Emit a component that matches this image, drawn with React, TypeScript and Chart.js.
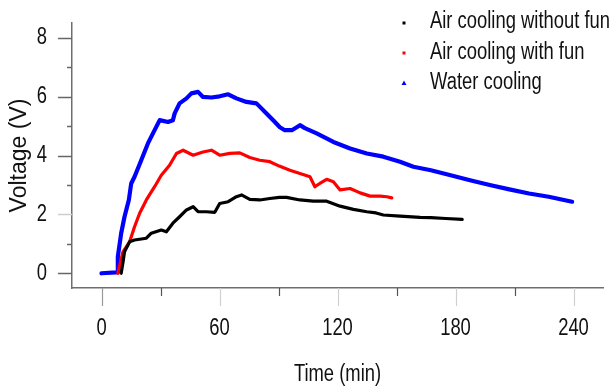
import { useEffect, useRef } from "react";
import { Chart, registerables } from "chart.js";

Chart.register(...registerables);

// ---- data (time in min, voltage in V) ----
const noFanTime = [10.0, 11.0, 11.7, 14.3, 16.8, 22.8, 25.3, 30.4, 33.0, 36.3, 39.7, 43.2, 46.6, 49.1, 53.3, 57.6, 60.1, 64.4, 68.6, 71.2, 75.4, 80.5, 85.6, 90.4, 94.1, 100.9, 107.7, 114.5, 121.3, 128.1, 134.9, 139.6, 143.3, 151.8, 162.0, 167.5, 175.0, 183.4];
const noFanVolt = [0, 0.4, 0.73, 1.07, 1.13, 1.19, 1.36, 1.47, 1.41, 1.70, 1.92, 2.15, 2.26, 2.09, 2.09, 2.07, 2.37, 2.43, 2.60, 2.66, 2.51, 2.49, 2.54, 2.58, 2.58, 2.49, 2.45, 2.45, 2.28, 2.17, 2.09, 2.05, 1.98, 1.94, 1.90, 1.89, 1.86, 1.83];

const fanTime = [8.3, 9.5, 10.9, 14.3, 16.8, 19.4, 22.8, 27.0, 30.4, 34.6, 38.1, 41.5, 46.6, 51.6, 55.9, 60.1, 65.2, 70.3, 75.4, 80.5, 85.6, 90.4, 95.8, 100.9, 106.0, 108.5, 111.0, 114.5, 117.9, 121.3, 126.4, 131.5, 136.6, 141.7, 145.1, 147.6];
const fanVolt = [0, 0.34, 0.73, 1.07, 1.58, 2.04, 2.49, 2.94, 3.33, 3.67, 4.07, 4.18, 4.01, 4.12, 4.18, 4.01, 4.07, 4.09, 3.93, 3.84, 3.79, 3.64, 3.50, 3.39, 3.28, 2.94, 3.05, 3.19, 3.11, 2.83, 2.88, 2.73, 2.62, 2.62, 2.60, 2.56];

const waterTime = [0, 7.5, 8.2, 8.3, 10.0, 11.7, 13.9, 15.1, 16.8, 20.2, 23.6, 27.0, 29.6, 33.8, 36.3, 37.2, 39.7, 43.2, 45.7, 49.1, 51.6, 55.9, 60.1, 64.4, 68.6, 73.7, 78.8, 83.9, 87.3, 90.7, 93.2, 96.8, 100.9, 103.4, 109.4, 117.9, 126.4, 134.9, 143.3, 151.8, 158.6, 167.5, 177.5, 187.4, 197.4, 207.4, 217.4, 227.4, 239.3];
const waterVolt = [0, 0.03, 0.04, 0.56, 1.36, 1.92, 2.49, 3.05, 3.28, 3.84, 4.41, 4.86, 5.20, 5.14, 5.20, 5.43, 5.77, 5.94, 6.11, 6.16, 5.99, 5.97, 6.01, 6.08, 5.94, 5.82, 5.77, 5.43, 5.20, 4.96, 4.86, 4.86, 5.03, 4.93, 4.75, 4.46, 4.24, 4.07, 3.96, 3.79, 3.62, 3.50, 3.33, 3.16, 3.00, 2.85, 2.71, 2.60, 2.43];

const seriesLabels = ["Air cooling without fun", "Air cooling with fun", "Water cooling"];
const seriesColors = ["#000000", "#ff0000", "#0000ff"];

const xTickValues = [0, 60, 120, 180, 240];
const xMinorTicks = [30, 90, 150, 210];
const yTickValues = [0, 2, 4, 6, 8];
const yMinorTicks = [1, 3, 5, 7];
const xTitle = "Time (min)";
const yTitle = "Voltage (V)";

const FONT = "'Liberation Sans', Arial, sans-serif";
const SQUEEZE = 0.8; // horizontally condensed lettering of the original

const toPoints = (t: number[], v: number[]) => t.map((x, i) => ({ x, y: v[i] }));

function narrowText(
  ctx: CanvasRenderingContext2D,
  text: string,
  x: number,
  y: number,
  align: CanvasTextAlign
) {
  ctx.save();
  ctx.translate(x, y);
  ctx.scale(SQUEEZE, 1);
  ctx.textAlign = align;
  ctx.textBaseline = "middle";
  ctx.fillText(text, 0, 0);
  ctx.restore();
}

const decorPlugin = {
  id: "decor",
  afterDraw(chart: any) {
    const ctx = chart.ctx as CanvasRenderingContext2D;
    const xs = chart.scales.x;
    const ys = chart.scales.y;
    const area = chart.chartArea;
    ctx.save();
    // x ticks
    xTickValues.forEach((v, i) => {
      const px = Math.round(xs.getPixelForValue(v)) + 0.5;
      ctx.strokeStyle = i === 0 ? "#9a9a9a" : "#d0d0d0";
      ctx.lineWidth = 1.2;
      ctx.beginPath();
      ctx.moveTo(px, area.bottom);
      ctx.lineTo(px, area.bottom + 18);
      ctx.stroke();
    });
    xMinorTicks.forEach((v) => {
      const px = Math.round(xs.getPixelForValue(v)) + 0.5;
      ctx.strokeStyle = "#555555";
      ctx.lineWidth = 1.2;
      ctx.beginPath();
      ctx.moveTo(px, area.bottom);
      ctx.lineTo(px, area.bottom + 8);
      ctx.stroke();
    });
    // y ticks
    yTickValues.forEach((v) => {
      const py = Math.round(ys.getPixelForValue(v)) + 0.5;
      ctx.strokeStyle = v === 2 ? "#cfcfcf" : "#666666";
      ctx.lineWidth = 1.5;
      ctx.beginPath();
      ctx.moveTo(area.left - 14, py);
      ctx.lineTo(area.left, py);
      ctx.stroke();
    });
    yMinorTicks.forEach((v) => {
      const py = Math.round(ys.getPixelForValue(v)) + 0.5;
      ctx.strokeStyle = "#666666";
      ctx.lineWidth = 1.5;
      ctx.beginPath();
      ctx.moveTo(area.left - 5, py);
      ctx.lineTo(area.left, py);
      ctx.stroke();
    });

    // tick labels and x title
    ctx.fillStyle = "#111111";
    ctx.font = `23px ${FONT}`;
    xTickValues.forEach((v) => {
      narrowText(ctx, String(v), xs.getPixelForValue(v), area.bottom + 41, "center");
    });
    yTickValues.forEach((v) => {
      narrowText(ctx, String(v), area.left - 25, ys.getPixelForValue(v), "right");
    });
    narrowText(ctx, xTitle, (area.left + area.right) / 2, 375, "center");

    // legend
    const rowsY = [22, 53, 83];
    const markerX = 404;
    const textX = 430;
    chart.data.datasets.forEach((ds: any, i: number) => {
      const y = rowsY[i];
      ctx.fillStyle = ds.borderColor;
      if (i === 2) {
        ctx.beginPath();
        ctx.moveTo(markerX, y - 2.5);
        ctx.lineTo(markerX + 2.5, y + 2);
        ctx.lineTo(markerX - 2.5, y + 2);
        ctx.closePath();
        ctx.fill();
      } else {
        ctx.fillRect(markerX - 1.5, y + (i === 0 ? 1 : 0) - 1.5, 3, 3);
      }
      ctx.fillStyle = "#111111";
      narrowText(ctx, ds.label, textX, y, "left");
    });
    ctx.restore();
  },
};

export default function App() {
  const ref = useRef<HTMLCanvasElement | null>(null);
  useEffect(() => {
    if (!ref.current) return;
    const series = [
      toPoints(noFanTime, noFanVolt),
      toPoints(fanTime, fanVolt),
      toPoints(waterTime, waterVolt),
    ];
    const widths = [3.2, 3.2, 4.2];
    const chart = new Chart(ref.current, {
      type: "line",
      data: {
        datasets: series.map((data, i) => ({
          label: seriesLabels[i],
          data,
          borderColor: seriesColors[i],
          backgroundColor: seriesColors[i],
          borderWidth: widths[i],
          pointRadius: 0,
          tension: 0,
          borderJoinStyle: "round" as const,
          borderCapStyle: "round" as const,
          fill: false,
        })),
      },
      options: {
        animation: false,
        responsive: true,
        maintainAspectRatio: false,
        layout: { padding: { top: 23, right: 12, left: 0, bottom: 0 } },
        plugins: {
          legend: { display: false },
          tooltip: { enabled: false },
        },
        scales: {
          x: {
            type: "linear",
            min: -15,
            max: 255,
            afterBuildTicks: (scale: any) => {
              scale.ticks = xTickValues.map((value) => ({ value }));
            },
            afterFit: (scale: any) => {
              scale.height = 99;
              scale.paddingLeft = 0;
              scale.paddingRight = 0;
            },
            grid: { display: false, drawTicks: false },
            border: { display: true, color: "#6e6e6e", width: 1.5 },
            ticks: { display: false },
            title: { display: false },
          },
          y: {
            type: "linear",
            min: -0.5,
            max: 8.5,
            afterBuildTicks: (scale: any) => {
              scale.ticks = yTickValues.map((value) => ({ value }));
            },
            afterFit: (scale: any) => {
              scale.width = 72;
              scale.paddingTop = 0;
              scale.paddingBottom = 0;
            },
            grid: { display: false, drawTicks: false },
            border: { display: true, color: "#6e6e6e", width: 1.5 },
            ticks: { display: false },
            title: {
              display: true,
              text: yTitle,
              color: "#111111",
              font: { family: FONT, size: 23 },
              padding: { top: 6, bottom: 0 },
            },
          },
        },
      },
      plugins: [decorPlugin],
    });
    return () => chart.destroy();
  }, []);

  return (
    <div style={{ position: "absolute", left: 0, top: 0, width: 615, height: 387, background: "#ffffff" }}>
      <canvas ref={ref} />
    </div>
  );
}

□ □ □ □ □

- Exercise goal
Your task is to return the lines above, from the first one up to and including the line containing "Chart.register(...registerables);", minus any pictures.

- Written solution
Emit a component that matches this image, drawn with React, TypeScript and Chart.js.
import { useEffect, useRef } from "react";
import { Chart, registerables } from "chart.js";

Chart.register(...registerables);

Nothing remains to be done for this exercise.